Les médias ont rapidement établi un contraste entre l'approche pragmatique de Schmidt et celle de son prédécesseur, Eddie Jones. Là où Jones privilégiait une stratégie rapide et risquée, Schmidt a opté pour une approche plus structurée, mettant l'accent sur les fondamentaux et l'amélioration des compétences individuelles, une méthode qu'il avait déjà parfaitement maîtrisée à Clermont, au Leinster et en Irlande. Fisher souligne que les joueurs ont bien réagi à cette approche simple mais efficace.
« Le sens du détail de Joe et sa capacité à coacher dans l'instant présent sont inégalés », a ajouté l'ex-entraîneur de Gloucester. « Les joueurs apprécient le défi, car il n'est pas trop complexe. Il s'agit simplement de bien exécuter les bases du jeu. »
La légende irlandaise Paul O'Connell a également apporté son soutien à Schmidt, soulignant que l'empreinte de l'ex-sélectionneur de l'Irlande reste toujours visible dans l'équipe actuelle. « Nous continuons à appliquer certains éléments de ce qu'il avait mis en place à l'époque », a convenu O'Connell, l'entraîneur des avants irlandais.
Gordon veut effacer le sombre souvenir de Dublin
Comme beaucoup de demis de mêlée, Jake Gordon a une mémoire aiguisée, ce qui lui permet de se rappeler des schémas de jeu complexes, des tendances des arbitres, mais aussi, dans son cas, de la douleur d'un moment difficile contre l'Irlande il y a deux ans.
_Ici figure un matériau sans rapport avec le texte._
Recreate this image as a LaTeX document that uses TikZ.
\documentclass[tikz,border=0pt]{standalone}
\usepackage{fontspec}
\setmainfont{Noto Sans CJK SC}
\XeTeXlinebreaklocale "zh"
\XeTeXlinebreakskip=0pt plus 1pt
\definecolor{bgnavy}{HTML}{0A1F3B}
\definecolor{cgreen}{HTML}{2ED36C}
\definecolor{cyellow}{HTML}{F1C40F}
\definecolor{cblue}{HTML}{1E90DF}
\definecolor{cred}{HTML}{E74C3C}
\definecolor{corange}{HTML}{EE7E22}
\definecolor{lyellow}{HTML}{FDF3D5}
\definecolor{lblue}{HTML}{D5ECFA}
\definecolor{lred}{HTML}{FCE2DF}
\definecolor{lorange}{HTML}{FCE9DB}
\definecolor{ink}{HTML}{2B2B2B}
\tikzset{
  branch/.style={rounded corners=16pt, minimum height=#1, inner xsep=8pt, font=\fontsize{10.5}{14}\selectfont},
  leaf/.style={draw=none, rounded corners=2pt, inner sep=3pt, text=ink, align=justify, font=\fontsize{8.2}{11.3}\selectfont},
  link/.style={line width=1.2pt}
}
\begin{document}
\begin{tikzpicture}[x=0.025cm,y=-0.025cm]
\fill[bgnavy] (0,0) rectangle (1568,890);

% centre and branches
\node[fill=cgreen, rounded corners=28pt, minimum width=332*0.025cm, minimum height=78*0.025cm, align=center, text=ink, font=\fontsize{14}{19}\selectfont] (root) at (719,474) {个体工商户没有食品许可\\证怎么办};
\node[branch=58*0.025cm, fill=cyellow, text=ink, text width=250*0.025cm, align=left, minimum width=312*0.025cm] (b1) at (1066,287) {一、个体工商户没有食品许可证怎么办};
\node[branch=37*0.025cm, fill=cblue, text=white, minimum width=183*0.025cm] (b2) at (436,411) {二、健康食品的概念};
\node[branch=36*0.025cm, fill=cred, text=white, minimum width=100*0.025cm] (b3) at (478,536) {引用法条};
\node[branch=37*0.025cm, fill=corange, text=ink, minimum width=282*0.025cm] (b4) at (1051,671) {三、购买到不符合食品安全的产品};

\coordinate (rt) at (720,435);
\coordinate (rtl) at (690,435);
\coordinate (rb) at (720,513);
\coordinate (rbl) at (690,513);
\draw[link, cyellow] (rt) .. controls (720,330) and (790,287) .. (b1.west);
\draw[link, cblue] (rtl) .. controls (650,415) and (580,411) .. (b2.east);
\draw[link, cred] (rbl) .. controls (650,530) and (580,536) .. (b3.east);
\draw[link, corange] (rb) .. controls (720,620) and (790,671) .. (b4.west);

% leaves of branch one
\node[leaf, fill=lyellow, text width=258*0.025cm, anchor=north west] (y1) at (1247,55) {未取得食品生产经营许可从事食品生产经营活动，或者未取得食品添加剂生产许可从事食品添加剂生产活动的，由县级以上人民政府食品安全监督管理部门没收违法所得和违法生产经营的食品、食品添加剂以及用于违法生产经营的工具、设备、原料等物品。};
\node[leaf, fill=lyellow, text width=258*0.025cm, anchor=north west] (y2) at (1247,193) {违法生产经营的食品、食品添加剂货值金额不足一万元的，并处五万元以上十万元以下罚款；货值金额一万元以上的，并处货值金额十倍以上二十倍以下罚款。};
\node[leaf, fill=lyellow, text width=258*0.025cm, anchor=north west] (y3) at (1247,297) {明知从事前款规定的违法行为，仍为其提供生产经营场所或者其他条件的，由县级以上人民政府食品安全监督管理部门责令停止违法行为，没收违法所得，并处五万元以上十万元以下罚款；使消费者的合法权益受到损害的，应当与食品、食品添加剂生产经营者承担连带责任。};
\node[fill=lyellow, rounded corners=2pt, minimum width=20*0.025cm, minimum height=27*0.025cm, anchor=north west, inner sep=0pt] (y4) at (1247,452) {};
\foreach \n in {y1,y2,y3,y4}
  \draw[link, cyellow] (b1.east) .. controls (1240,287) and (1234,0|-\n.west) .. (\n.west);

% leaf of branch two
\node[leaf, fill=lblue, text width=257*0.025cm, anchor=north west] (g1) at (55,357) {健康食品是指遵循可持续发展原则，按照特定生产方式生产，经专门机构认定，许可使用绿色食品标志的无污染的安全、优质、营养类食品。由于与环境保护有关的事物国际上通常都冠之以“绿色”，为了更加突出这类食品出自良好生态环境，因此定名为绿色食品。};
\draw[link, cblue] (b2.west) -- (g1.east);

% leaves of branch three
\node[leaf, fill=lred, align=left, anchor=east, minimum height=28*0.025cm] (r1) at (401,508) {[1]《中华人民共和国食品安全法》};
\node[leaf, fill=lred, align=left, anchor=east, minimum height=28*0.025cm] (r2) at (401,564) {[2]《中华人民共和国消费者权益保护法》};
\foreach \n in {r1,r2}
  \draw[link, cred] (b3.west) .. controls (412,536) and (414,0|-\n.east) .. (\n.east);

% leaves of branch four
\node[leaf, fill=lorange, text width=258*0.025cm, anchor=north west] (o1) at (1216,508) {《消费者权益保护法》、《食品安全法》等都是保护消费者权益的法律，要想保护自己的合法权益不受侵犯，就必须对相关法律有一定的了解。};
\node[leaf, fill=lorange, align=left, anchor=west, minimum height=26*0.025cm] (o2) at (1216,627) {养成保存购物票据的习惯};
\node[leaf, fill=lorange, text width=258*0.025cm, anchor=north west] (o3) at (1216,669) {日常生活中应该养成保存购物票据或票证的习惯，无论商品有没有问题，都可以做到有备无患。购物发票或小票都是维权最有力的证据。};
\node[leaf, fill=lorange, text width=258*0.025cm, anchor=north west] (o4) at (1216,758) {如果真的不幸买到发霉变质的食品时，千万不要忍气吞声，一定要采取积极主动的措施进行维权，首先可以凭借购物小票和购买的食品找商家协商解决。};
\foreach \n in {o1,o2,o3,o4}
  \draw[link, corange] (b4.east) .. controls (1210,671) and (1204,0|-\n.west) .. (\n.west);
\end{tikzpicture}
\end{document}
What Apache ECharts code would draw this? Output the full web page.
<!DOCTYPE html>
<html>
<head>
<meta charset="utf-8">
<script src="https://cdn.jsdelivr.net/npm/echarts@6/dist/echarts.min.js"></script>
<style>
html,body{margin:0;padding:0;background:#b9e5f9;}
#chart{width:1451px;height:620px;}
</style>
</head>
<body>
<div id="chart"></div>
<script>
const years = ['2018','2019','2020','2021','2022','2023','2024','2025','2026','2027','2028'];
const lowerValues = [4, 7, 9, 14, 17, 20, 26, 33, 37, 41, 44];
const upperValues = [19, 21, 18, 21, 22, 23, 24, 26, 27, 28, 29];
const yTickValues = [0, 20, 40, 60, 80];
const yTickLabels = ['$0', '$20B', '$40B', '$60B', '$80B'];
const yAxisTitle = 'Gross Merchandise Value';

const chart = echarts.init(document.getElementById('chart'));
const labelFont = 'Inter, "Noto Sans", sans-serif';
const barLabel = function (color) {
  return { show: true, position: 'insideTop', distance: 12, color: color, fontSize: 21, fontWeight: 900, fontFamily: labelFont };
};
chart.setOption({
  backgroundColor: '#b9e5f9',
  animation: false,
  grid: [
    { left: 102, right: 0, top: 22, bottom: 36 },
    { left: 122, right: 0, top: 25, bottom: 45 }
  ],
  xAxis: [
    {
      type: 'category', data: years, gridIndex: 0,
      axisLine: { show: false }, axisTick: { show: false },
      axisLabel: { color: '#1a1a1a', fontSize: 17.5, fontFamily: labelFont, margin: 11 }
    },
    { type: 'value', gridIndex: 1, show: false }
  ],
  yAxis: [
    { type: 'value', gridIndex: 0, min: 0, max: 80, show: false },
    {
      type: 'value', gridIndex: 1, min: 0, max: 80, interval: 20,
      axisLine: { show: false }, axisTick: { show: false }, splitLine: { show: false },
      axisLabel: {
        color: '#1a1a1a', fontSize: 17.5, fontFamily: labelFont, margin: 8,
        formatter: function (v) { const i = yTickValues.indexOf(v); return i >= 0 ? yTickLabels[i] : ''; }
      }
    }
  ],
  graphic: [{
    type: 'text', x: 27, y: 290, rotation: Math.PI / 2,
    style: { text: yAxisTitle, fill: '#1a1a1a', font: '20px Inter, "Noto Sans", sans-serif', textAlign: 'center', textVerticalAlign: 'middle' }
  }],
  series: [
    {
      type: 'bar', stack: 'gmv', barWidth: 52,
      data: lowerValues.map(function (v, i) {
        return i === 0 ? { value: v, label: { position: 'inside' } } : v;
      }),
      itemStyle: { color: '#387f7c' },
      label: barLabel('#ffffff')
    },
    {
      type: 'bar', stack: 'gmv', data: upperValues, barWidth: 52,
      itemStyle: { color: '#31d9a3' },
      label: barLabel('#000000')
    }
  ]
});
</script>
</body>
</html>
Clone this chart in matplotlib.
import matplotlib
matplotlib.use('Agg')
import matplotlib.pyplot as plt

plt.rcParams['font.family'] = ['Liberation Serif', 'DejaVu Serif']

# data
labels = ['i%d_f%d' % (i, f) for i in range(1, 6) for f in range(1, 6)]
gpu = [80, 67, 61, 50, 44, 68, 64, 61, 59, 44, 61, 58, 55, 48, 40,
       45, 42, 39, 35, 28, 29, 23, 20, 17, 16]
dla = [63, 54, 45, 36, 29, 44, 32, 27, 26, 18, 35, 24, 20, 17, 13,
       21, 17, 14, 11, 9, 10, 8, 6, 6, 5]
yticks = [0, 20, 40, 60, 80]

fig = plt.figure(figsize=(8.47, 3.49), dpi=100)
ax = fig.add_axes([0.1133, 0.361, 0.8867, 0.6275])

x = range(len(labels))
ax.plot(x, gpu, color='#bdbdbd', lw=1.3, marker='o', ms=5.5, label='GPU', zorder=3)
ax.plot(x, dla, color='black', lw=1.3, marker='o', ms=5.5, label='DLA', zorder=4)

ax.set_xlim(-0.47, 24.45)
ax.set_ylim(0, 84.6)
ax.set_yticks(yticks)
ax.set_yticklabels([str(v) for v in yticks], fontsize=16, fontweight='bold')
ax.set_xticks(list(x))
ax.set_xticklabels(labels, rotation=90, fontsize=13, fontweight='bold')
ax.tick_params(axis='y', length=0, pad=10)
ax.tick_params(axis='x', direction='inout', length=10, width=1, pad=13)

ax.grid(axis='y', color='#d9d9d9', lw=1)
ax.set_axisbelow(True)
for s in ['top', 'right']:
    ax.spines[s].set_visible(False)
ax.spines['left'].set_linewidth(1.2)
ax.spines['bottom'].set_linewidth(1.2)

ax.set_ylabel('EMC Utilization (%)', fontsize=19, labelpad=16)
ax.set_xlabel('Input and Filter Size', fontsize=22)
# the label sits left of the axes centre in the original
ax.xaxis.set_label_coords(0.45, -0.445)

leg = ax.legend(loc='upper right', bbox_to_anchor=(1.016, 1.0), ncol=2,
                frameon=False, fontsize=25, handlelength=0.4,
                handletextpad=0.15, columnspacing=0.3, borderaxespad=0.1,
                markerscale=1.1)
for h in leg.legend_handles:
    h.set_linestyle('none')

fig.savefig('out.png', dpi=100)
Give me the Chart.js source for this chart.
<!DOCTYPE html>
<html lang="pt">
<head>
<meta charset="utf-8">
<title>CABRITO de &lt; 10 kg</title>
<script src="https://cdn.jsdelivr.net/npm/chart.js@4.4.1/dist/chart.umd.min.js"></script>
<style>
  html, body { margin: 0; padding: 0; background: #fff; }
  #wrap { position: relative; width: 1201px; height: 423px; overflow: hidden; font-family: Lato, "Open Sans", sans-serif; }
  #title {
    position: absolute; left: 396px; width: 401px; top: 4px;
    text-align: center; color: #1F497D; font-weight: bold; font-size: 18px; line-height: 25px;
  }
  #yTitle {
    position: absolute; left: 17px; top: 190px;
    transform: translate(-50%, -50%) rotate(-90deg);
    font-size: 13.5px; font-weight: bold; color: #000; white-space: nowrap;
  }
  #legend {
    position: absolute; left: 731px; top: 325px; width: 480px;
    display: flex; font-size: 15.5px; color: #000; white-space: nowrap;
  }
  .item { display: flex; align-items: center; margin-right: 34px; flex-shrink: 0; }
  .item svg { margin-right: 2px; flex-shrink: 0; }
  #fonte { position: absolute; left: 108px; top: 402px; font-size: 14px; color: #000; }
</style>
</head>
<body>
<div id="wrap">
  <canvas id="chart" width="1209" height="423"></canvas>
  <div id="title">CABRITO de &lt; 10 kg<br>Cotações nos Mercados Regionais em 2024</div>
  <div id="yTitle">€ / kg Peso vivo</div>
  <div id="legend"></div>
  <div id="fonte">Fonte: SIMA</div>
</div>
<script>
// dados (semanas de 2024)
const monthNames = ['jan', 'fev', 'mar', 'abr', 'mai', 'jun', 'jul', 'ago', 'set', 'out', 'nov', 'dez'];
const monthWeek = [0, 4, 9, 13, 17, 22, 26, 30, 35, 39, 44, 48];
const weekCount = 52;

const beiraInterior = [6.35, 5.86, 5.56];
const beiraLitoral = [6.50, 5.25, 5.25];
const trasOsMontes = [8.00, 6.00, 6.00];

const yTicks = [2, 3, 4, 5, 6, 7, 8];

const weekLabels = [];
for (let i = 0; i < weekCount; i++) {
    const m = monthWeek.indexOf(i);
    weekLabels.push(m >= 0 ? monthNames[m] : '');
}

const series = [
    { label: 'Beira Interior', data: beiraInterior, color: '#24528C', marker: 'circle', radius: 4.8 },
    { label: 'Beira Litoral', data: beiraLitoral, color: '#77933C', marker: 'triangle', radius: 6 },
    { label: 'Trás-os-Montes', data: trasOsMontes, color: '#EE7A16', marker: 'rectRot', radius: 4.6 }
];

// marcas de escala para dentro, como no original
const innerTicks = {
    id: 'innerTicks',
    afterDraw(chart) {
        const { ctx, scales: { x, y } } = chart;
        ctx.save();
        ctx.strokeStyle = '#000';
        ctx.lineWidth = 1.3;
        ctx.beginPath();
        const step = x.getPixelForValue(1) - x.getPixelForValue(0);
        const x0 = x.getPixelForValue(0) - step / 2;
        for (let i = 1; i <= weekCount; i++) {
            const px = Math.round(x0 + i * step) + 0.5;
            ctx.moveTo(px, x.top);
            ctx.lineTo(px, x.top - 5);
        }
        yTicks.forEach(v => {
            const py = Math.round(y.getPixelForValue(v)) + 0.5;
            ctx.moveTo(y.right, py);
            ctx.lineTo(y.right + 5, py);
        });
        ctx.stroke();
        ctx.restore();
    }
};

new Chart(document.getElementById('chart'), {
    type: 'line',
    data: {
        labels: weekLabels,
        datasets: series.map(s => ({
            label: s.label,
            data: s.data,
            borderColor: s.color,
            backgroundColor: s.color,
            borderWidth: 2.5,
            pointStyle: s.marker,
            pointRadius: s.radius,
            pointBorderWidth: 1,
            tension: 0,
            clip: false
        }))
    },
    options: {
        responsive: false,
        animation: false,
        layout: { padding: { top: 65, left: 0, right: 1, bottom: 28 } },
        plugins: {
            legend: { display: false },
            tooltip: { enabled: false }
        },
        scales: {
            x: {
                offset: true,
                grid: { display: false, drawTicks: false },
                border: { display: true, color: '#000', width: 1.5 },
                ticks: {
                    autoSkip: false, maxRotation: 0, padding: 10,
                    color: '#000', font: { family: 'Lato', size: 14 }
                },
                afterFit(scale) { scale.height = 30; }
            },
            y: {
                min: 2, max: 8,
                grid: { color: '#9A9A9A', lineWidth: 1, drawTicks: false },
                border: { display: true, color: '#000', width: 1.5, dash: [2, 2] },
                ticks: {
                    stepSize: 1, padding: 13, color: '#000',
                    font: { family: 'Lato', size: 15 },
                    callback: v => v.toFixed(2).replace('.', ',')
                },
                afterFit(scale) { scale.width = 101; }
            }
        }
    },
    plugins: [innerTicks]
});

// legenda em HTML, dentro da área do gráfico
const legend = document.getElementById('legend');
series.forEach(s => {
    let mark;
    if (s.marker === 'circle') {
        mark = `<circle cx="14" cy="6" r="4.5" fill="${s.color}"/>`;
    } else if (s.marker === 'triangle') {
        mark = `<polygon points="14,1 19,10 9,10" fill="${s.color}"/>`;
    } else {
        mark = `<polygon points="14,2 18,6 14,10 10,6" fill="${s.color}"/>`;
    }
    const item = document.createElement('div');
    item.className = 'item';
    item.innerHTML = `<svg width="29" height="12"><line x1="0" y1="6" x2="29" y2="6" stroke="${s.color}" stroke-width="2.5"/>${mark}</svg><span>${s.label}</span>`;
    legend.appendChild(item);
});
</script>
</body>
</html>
Il se souvient parfaitement de ce qu’il s’est passé. « Ce n’est pas l’un de mes meilleurs souvenirs », avoue-t-il. « J’ai offert une pénalité à la dernière minute. J’étais sur l’aile – ce n’est pas une excuse – et je suis mal entré dans le maul. J’ai tout tenté, pensant qu’il y aurait peut-être un essai de pénalité, mais quand ils ont signalé ‘22’, je me suis dit ‘Oh non, c’est moi !’ J’espère que je me ferai de meilleurs souvenirs ce week-end. » Ce geste a privé l’Australie d’une dernière chance de s’imposer dans les dernières secondes.
L’avenir : l’Irlande et au-delà
Le test des Wallabies du samedi 30 décembre contre l’Irlande, deuxième nation mondiale, représente un immense défi. Schmidt continuera sans doute à privilégier son approche de développement, cherchant à progresser de manière graduelle plutôt qu’en recherchant des solutions rapides.
« L’Irlande a très peu de faiblesses », reconnaît Fisher. « Notre travail consistera à être au rendez-vous, à les mettre sous pression et à voir combien de temps nous pourrons tenir. »
Les supporters australiens pourraient trouver du réconfort dans une perspective à plus long terme. Avec le retour attendu des joueurs clés en 2025 et l’accent mis par Schmidt sur la construction d’une équipe cohérente et expérimentée, le potentiel des Wallabies reste intact. La question de savoir si Schmidt restera au-delà de la série des Lions demeure incertaine, mais son influence sur l’équipe est déjà indéniable.